SECRET, SACRED PLACES
I looked at a PBS program tonight entitled ” A Farm Story” and it brought back memories from the first 20 years of my life. I grew up on a beautiful big farm outside Kansas City, Mo. It was a time when the fields and gardens did not have poison to kill the bugs. We raised all our own food and had fresh (organic) vegetables from the garden, fruits from peach, pear, apple, and cheery trees, fresh eggs, chickens and other animals.
We had them all. There were constant “chores” and work to do for everyone. On Saturdays I changed all the sheets on the beds while listening to my favorite radio show “Let’s Pretend”.
I especially loved waking up in the early morning to hear sounding of the first bird , smelling the gentle summer breezes with the smell of fresh cut bluegrass from the fields.
When I could sneak away from endless chores, I read or designed clothes for my dolls, pinning the fabric together with safety pins.I developed a passion for fairy tales, and I always felt sad to part with the characters in the books. My mother would return from the library with a stack of books and I proceeded to read at least three at a time.

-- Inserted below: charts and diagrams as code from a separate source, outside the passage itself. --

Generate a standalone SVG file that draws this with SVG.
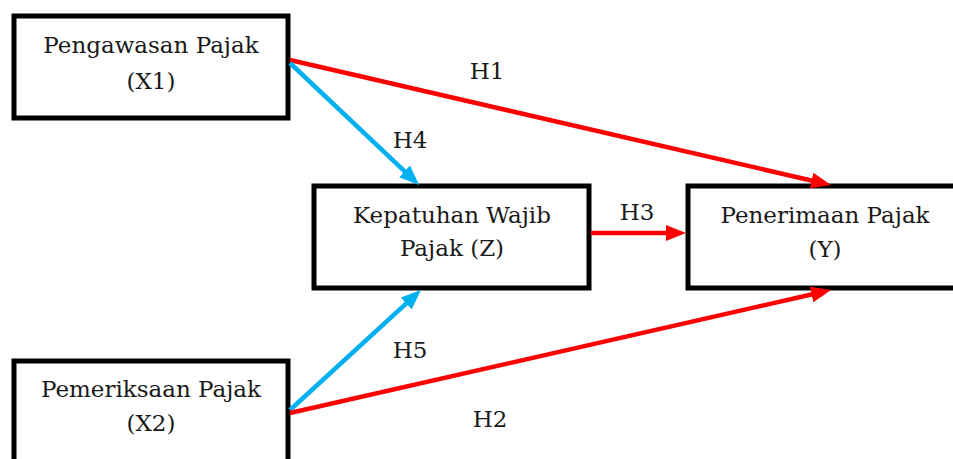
<svg xmlns="http://www.w3.org/2000/svg" width="953" height="459" viewBox="0 0 953 459">
<style>
.box{fill:#fff;stroke:#000;stroke-width:5}
.t{font-family:"DejaVu Serif","Liberation Serif",serif;font-size:23px;fill:#1a1a1a;text-anchor:middle}
.red{stroke:#ff0000;stroke-width:4.5;fill:none}
.blue{stroke:#00b0f0;stroke-width:4.5;fill:none}
</style>
<defs>
<marker id="ar" viewBox="0 0 20 16" refX="2" refY="8" markerWidth="20" markerHeight="16" markerUnits="userSpaceOnUse" orient="auto"><path d="M0,0 L20,8 L0,16 z" fill="#ff0000"/></marker>
<marker id="ab" viewBox="0 0 20 16" refX="2" refY="8" markerWidth="20" markerHeight="16" markerUnits="userSpaceOnUse" orient="auto"><path d="M0,0 L20,8 L0,16 z" fill="#00b0f0"/></marker>
</defs>
<rect width="953" height="459" fill="#fff"/>
<g id="X1"><rect class="box" x="14" y="16" width="274" height="102"/><text class="t" x="151" y="53">Pengawasan Pajak</text><text class="t" x="151" y="89">(X1)</text></g>
<g id="Z"><rect class="box" x="314" y="186" width="275" height="102"/><text class="t" x="452" y="223">Kepatuhan Wajib</text><text class="t" x="452" y="256">Pajak (Z)</text></g>
<g id="Y"><rect class="box" x="688" y="186" width="272" height="102"/><text class="t" x="825" y="223">Penerimaan Pajak</text><text class="t" x="825" y="257">(Y)</text></g>
<g id="X2"><rect class="box" x="14" y="361" width="274" height="102"/><text class="t" x="151" y="397">Pemeriksaan Pajak</text><text class="t" x="151" y="431">(X2)</text></g>
<g id="connectors">
<line class="red" x1="290" y1="60" x2="813.5" y2="181" marker-end="url(#ar)"/>
<line class="blue" x1="290" y1="63" x2="406" y2="172.7" marker-end="url(#ab)"/>
<line class="red" x1="591" y1="233" x2="668" y2="233" marker-end="url(#ar)"/>
<line class="blue" x1="290" y1="410" x2="407.7" y2="302.2" marker-end="url(#ab)"/>
<line class="red" x1="290" y1="413" x2="813.5" y2="294" marker-end="url(#ar)"/>
<text class="t" x="487" y="79">H1</text>
<text class="t" x="410" y="148">H4</text>
<text class="t" x="637" y="220">H3</text>
<text class="t" x="410" y="358">H5</text>
<text class="t" x="490" y="427">H2</text>
</g>
</svg>
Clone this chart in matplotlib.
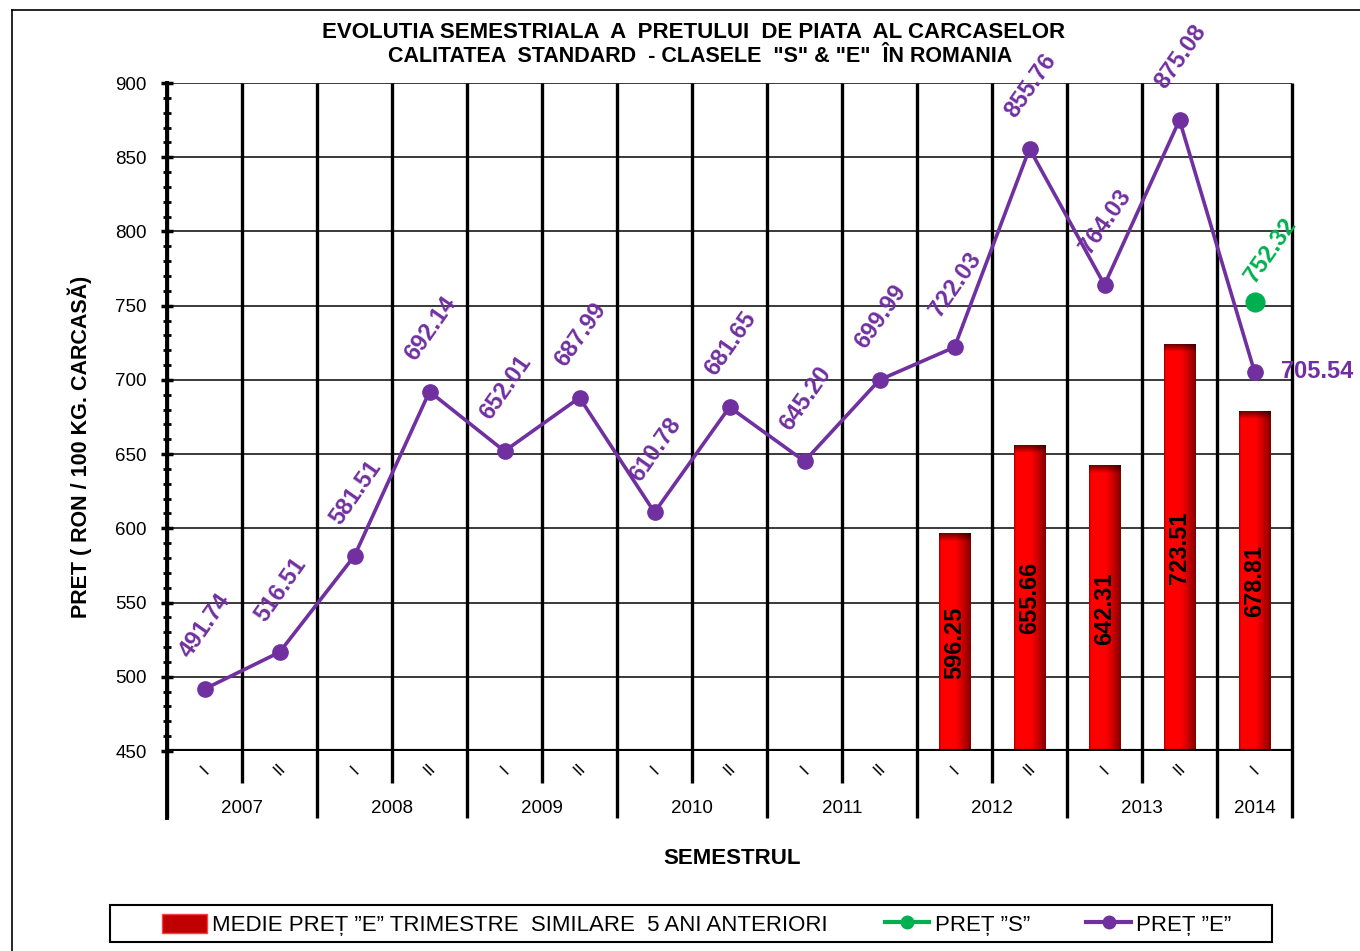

When I wasn’t reading, I was exploring all the hidden places I could find (tall old pine trees, bushes, tall weeds at the creek) around the farm. One particular place was a favorite: the Lilac bushes. There were three colors, all together in one clump. One white, and two different shades of purple. From this place I could spy on the world and hear conversations . One day my father was talking to the “farm hands”, as they were called. Men he hired to plough the fields and help with the management of the animals. They kept saying a word I didn’t know. “Hell”. I ran to the house and looked up “hell” in a dictionary. Deciding it was not a nice word, I wrote it on a paper then went back outside, dug a hole in the ground, and burried it.
I remember well, hearing the “eeer” bugs (Cicadas) singing their way of their outer shells as they climbed up the trees in the long shadows of the setting sun. A perfect closing curtain of the day.